Problem description: Omit pictures and quote the listing below line by line, from its start through the line that holds "(0,0) rectangle (998,813);".

Entries:
|---|

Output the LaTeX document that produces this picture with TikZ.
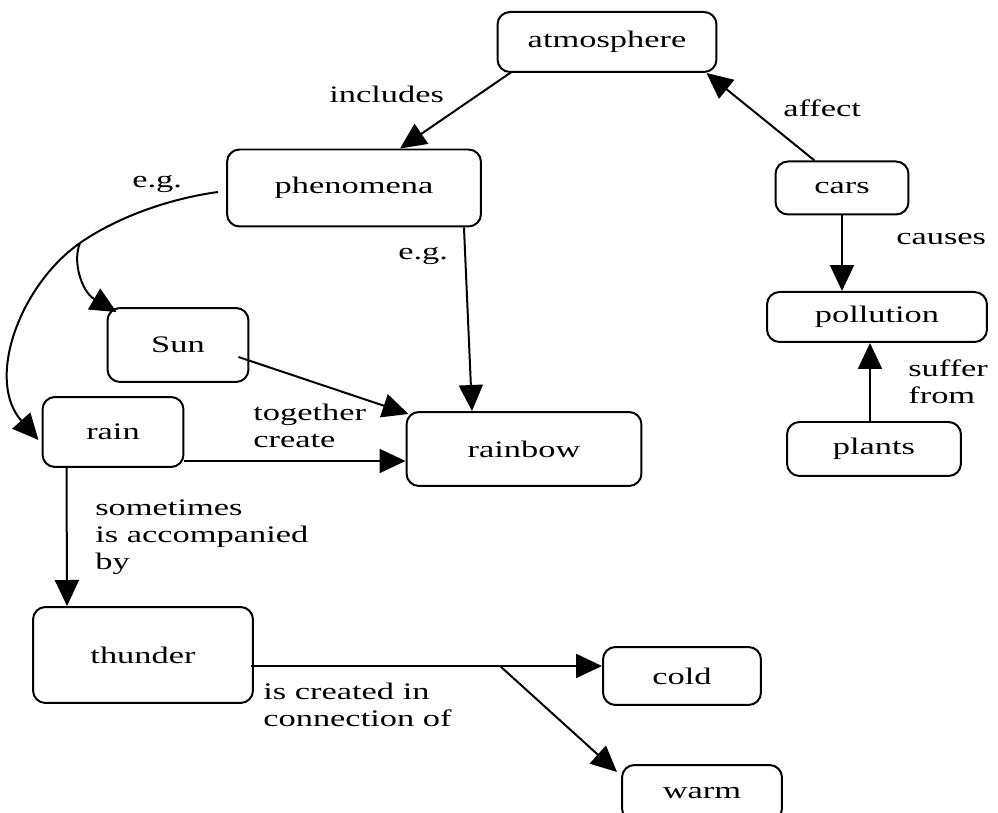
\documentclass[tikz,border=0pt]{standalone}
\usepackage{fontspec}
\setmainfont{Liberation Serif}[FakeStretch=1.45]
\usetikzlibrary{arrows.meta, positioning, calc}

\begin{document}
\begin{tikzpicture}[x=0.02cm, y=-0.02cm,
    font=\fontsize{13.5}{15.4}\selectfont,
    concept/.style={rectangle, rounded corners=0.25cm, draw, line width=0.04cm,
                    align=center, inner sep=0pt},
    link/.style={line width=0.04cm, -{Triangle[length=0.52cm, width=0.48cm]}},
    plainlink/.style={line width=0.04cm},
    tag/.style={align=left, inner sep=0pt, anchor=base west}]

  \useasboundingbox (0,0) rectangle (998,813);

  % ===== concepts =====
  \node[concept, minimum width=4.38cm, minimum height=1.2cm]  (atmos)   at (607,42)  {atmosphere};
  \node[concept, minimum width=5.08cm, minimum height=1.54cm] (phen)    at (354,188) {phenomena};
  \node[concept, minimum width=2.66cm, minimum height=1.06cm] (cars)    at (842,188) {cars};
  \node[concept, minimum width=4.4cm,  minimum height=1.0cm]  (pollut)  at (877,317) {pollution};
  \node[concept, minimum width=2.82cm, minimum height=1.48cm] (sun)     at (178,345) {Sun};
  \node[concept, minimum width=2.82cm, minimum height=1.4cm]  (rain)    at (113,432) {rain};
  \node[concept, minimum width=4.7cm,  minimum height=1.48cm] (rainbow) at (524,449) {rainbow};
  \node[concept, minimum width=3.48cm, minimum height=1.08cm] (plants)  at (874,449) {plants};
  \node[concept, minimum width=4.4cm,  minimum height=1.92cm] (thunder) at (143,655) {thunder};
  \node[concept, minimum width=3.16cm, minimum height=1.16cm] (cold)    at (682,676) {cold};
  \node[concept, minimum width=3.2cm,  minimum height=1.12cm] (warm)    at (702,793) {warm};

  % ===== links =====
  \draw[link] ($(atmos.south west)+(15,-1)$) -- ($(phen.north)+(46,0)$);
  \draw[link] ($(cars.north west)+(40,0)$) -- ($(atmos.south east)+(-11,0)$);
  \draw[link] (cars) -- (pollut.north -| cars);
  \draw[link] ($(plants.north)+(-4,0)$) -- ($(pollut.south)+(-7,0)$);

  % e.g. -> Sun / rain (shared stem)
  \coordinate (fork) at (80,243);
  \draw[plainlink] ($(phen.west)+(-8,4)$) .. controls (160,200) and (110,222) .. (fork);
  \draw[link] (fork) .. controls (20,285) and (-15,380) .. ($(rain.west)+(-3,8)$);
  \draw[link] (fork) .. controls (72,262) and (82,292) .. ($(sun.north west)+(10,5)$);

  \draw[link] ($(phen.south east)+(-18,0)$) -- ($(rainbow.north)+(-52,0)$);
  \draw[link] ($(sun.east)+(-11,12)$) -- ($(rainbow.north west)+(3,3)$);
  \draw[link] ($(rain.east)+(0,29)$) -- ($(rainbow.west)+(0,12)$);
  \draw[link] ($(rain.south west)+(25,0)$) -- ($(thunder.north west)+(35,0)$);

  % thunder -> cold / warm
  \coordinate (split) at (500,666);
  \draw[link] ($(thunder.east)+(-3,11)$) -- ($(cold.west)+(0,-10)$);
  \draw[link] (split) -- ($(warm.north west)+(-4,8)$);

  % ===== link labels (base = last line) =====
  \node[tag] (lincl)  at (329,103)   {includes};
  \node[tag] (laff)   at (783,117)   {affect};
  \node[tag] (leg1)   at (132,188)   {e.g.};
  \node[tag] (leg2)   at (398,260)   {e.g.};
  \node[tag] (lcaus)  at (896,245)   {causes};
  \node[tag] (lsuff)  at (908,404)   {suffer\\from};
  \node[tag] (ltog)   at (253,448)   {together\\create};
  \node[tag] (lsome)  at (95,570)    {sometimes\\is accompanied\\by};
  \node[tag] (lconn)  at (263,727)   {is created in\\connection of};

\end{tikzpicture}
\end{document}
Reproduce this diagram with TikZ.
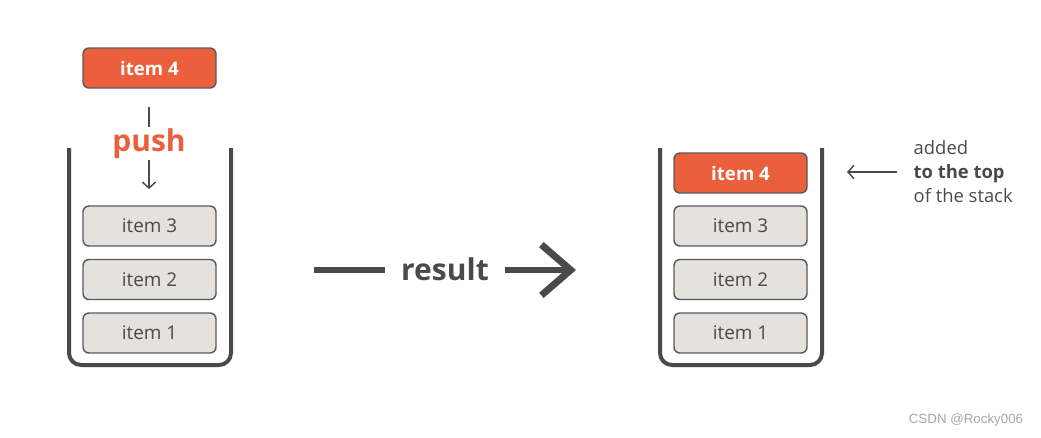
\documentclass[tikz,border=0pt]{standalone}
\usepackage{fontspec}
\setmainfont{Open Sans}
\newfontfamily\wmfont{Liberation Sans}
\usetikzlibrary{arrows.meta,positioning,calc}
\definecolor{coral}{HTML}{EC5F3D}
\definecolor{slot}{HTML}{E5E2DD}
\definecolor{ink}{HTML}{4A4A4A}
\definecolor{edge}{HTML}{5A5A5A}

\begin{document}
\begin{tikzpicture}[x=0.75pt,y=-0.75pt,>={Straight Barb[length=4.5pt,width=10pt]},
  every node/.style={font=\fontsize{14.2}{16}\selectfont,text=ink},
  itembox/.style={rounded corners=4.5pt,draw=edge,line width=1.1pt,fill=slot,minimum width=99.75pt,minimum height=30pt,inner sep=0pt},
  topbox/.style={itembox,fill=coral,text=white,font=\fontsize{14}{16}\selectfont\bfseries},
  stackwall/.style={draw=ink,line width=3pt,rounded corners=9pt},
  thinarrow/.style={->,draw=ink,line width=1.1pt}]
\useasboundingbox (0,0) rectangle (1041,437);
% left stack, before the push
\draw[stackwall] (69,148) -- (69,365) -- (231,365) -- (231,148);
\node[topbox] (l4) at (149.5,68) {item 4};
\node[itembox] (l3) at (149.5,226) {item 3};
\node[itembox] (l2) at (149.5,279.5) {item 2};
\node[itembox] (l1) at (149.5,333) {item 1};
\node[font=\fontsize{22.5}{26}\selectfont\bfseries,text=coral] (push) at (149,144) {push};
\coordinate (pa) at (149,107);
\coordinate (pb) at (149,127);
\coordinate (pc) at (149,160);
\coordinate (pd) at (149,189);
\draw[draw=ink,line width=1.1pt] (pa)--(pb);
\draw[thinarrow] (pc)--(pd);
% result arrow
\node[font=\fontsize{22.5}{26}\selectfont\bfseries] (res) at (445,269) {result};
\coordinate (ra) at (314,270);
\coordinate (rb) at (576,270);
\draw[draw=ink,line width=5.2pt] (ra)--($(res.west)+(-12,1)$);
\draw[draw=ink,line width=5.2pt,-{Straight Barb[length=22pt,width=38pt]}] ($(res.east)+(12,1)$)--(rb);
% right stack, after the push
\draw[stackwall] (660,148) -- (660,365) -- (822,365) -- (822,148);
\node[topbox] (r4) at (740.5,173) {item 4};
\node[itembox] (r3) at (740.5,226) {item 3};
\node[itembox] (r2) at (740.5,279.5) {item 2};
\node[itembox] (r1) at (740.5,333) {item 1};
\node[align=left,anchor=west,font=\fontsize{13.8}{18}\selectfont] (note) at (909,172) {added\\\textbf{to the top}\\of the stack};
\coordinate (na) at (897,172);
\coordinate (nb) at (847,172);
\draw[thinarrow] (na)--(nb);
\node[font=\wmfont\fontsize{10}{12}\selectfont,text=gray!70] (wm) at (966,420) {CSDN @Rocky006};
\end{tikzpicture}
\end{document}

|---|

Output for this exercise:
Output the LaTeX document that produces this picture with TikZ.
\documentclass[tikz,border=0pt]{standalone}
\usepackage{fontspec}
\setmainfont{Liberation Serif}[FakeStretch=1.45]
\usetikzlibrary{arrows.meta, positioning, calc}

\begin{document}
\begin{tikzpicture}[x=0.02cm, y=-0.02cm,
    font=\fontsize{13.5}{15.4}\selectfont,
    concept/.style={rectangle, rounded corners=0.25cm, draw, line width=0.04cm,
                    align=center, inner sep=0pt},
    link/.style={line width=0.04cm, -{Triangle[length=0.52cm, width=0.48cm]}},
    plainlink/.style={line width=0.04cm},
    tag/.style={align=left, inner sep=0pt, anchor=base west}]

  \useasboundingbox (0,0) rectangle (998,813);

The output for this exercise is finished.